Treasury spent Ksh.8.7B cushioning against high fuel costs between April-August

Treasury spent Ksh.8.7B cushioning against high fuel costs between April-August

  • This is according to new submissions by EPRA which showed draw-downs from the petroleum price stabilization mechanism.
  • The cushioning is evident from the near non-movement of fuel prices across the five months.

The National Treasury spent Ksh.8,674,683,458.62 in cushioning Kenyans against high fuel costs between April and August this year.

This is according to new submissions by the Energy and Petroleum Regulatory Authority (EPRA) which showed draw-downs from the petroleum price stabilization mechanism.

The cushioning is evident from the near non-movement of fuel prices across the five months as mirrored by the mid-month maximum pump prices adjustment by EPRA.

For instance, following the implementation of the cover on April 14, only petrol prices increased in May and June but by a mere Ksh.3.56 and 77 cents while diesel and kerosene costs were unchanged in five subsequent pricing cycles.

The government however pulled the cover earlier this month to end with the unprecedented jump in fuel costs which saw petrol, diesel and kerosene prices spike by Ksh.7.58, Ksh.7.94 and Ksh.12.97 per litre.

When tasked on the sudden suspension of the cover, EPRA Director General David Kiptoo passed the back of responsibility for the fund to the National Treasury at its parent Petroleum Ministry.

“This is a policy matter and we at the regulator only apply the law as passed and the policy guidance that has been given to us by the government.
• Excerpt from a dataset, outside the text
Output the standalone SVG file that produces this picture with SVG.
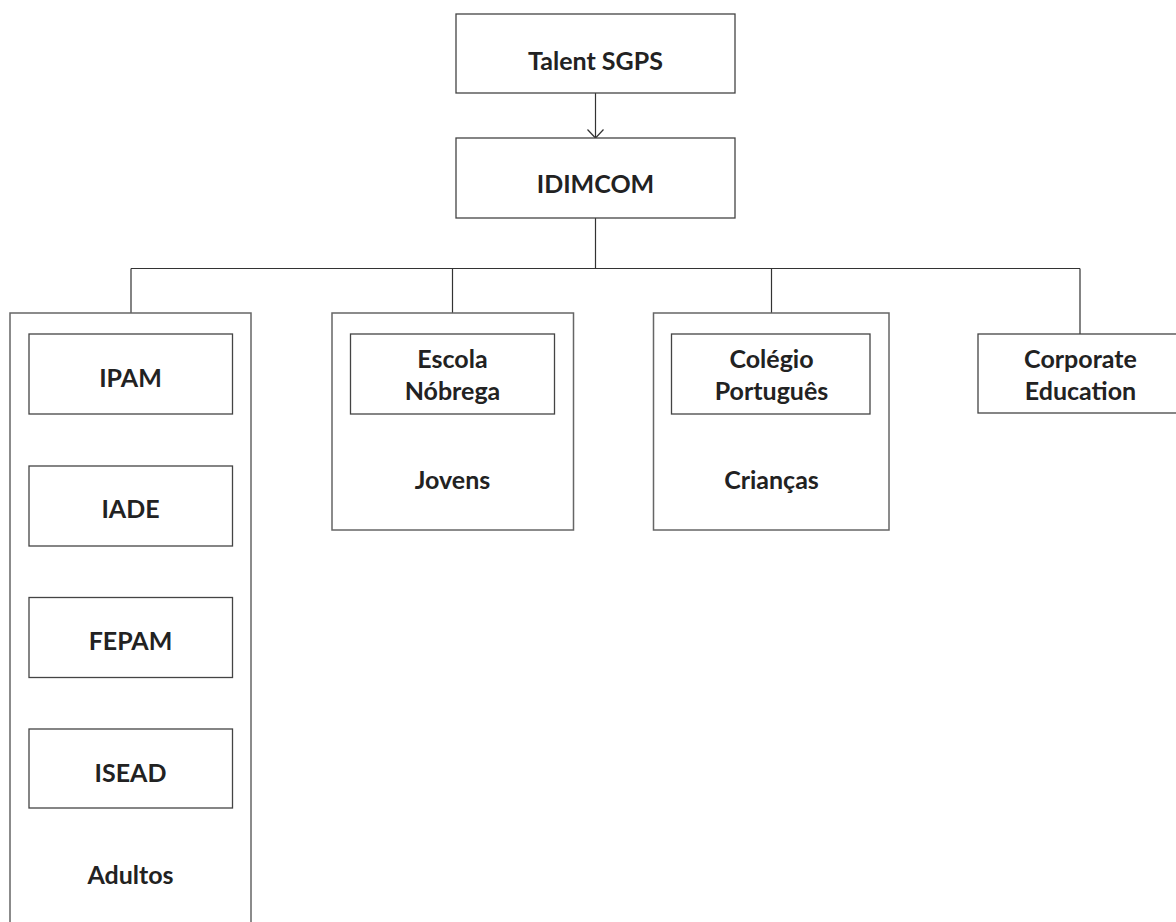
<svg xmlns="http://www.w3.org/2000/svg" width="1176" height="922" viewBox="0 0 1176 922">
<style>
.box{fill:#fff;stroke:#444;stroke-width:1.3}
.cont{fill:none;stroke:#666;stroke-width:1.5}
.ln{fill:none;stroke:#333;stroke-width:1.2}
.t{font-family:Lato,"Liberation Sans",sans-serif;font-weight:700;font-size:25px;fill:#222;text-anchor:middle}
</style>
<defs>
<marker id="arr" markerWidth="20" markerHeight="20" refX="10" refY="10" markerUnits="userSpaceOnUse" orient="auto">
<path d="M1.5,2 L10,10 L1.5,18" fill="none" stroke="#333" stroke-width="1.2"/>
</marker>
</defs>
<rect width="1176" height="922" fill="#fff"/>
<g id="connectors">
<line class="ln" x1="595.5" y1="93" x2="595.5" y2="138" marker-end="url(#arr)"/>
<path class="ln" d="M595.5,218 V268.5 M131,268.5 H1080 M131,268.5 V313 M452.5,268.5 V313 M771.5,268.5 V313 M1080,268.5 V334"/>
</g>
<g id="talent">
<rect class="box" x="456" y="14" width="279" height="79"/>
<text class="t" x="595.5" y="69.5">Talent SGPS</text>
</g>
<g id="idimcom">
<rect class="box" x="456" y="138" width="279" height="80"/>
<text class="t" x="595.5" y="193">IDIMCOM</text>
</g>
<g id="adultos">
<path class="cont" d="M10,930 V313 H251 V930"/>
<text class="t" x="130.5" y="884">Adultos</text>
</g>
<g id="ipam">
<rect class="box" x="29" y="334" width="203.5" height="80"/>
<text class="t" x="130.5" y="387">IPAM</text>
</g>
<g id="iade">
<rect class="box" x="29" y="466" width="203.5" height="80"/>
<text class="t" x="130.5" y="518">IADE</text>
</g>
<g id="fepam">
<rect class="box" x="29" y="597.5" width="203.5" height="80"/>
<text class="t" x="130.5" y="650">FEPAM</text>
</g>
<g id="isead">
<rect class="box" x="29" y="729" width="203.5" height="79"/>
<text class="t" x="130.5" y="782">ISEAD</text>
</g>
<g id="jovens">
<rect class="cont" x="332" y="313" width="241.5" height="217"/>
<text class="t" x="452.5" y="488.5">Jovens</text>
</g>
<g id="nobrega">
<rect class="box" x="350.5" y="334" width="204" height="80"/>
<text class="t" x="452.5" y="368">Escola</text>
<text class="t" x="452.5" y="400">Nóbrega</text>
</g>
<g id="criancas">
<rect class="cont" x="653.5" y="313" width="235.5" height="217"/>
<text class="t" x="771.5" y="488.5">Crianças</text>
</g>
<g id="colegio">
<rect class="box" x="671.5" y="334" width="198.5" height="80"/>
<text class="t" x="771.5" y="368">Colégio</text>
<text class="t" x="771.5" y="400">Português</text>
</g>
<g id="corporate">
<rect class="box" x="978" y="334" width="205" height="79"/>
<text class="t" x="1080.5" y="368">Corporate</text>
<text class="t" x="1080.5" y="400">Education</text>
</g>
</svg>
We are not in a position to answer why but we believe the government should be able to give direction on this particular matter,” he told the National Assembly Committee on Finance and National Planning on Tuesday.

Previous attempts by Citizen Digital to confirm the fate of the subsidy fund with either ministries have hit a dead end as the seemingly end of the program remains as anonymous as its operation.

Ironically, the fund operated for the five months with no legal backing there being no guidelines to inform the operation of the fund.

Nevertheless, funding for the subsidy has been sourced directly from tax payers through the payment of the petroleum development levy.

In July last year, the levy was hiked from 40 cents to Ksh.5.40 for petrol and diesel users with the aim of establishing the cushioning fund which would be used to cover Kenyans from a spike in fuel costs as international crude prices rebound.

The petroleum development levy is among nine other taxes levied on Kenyans for petroleum products.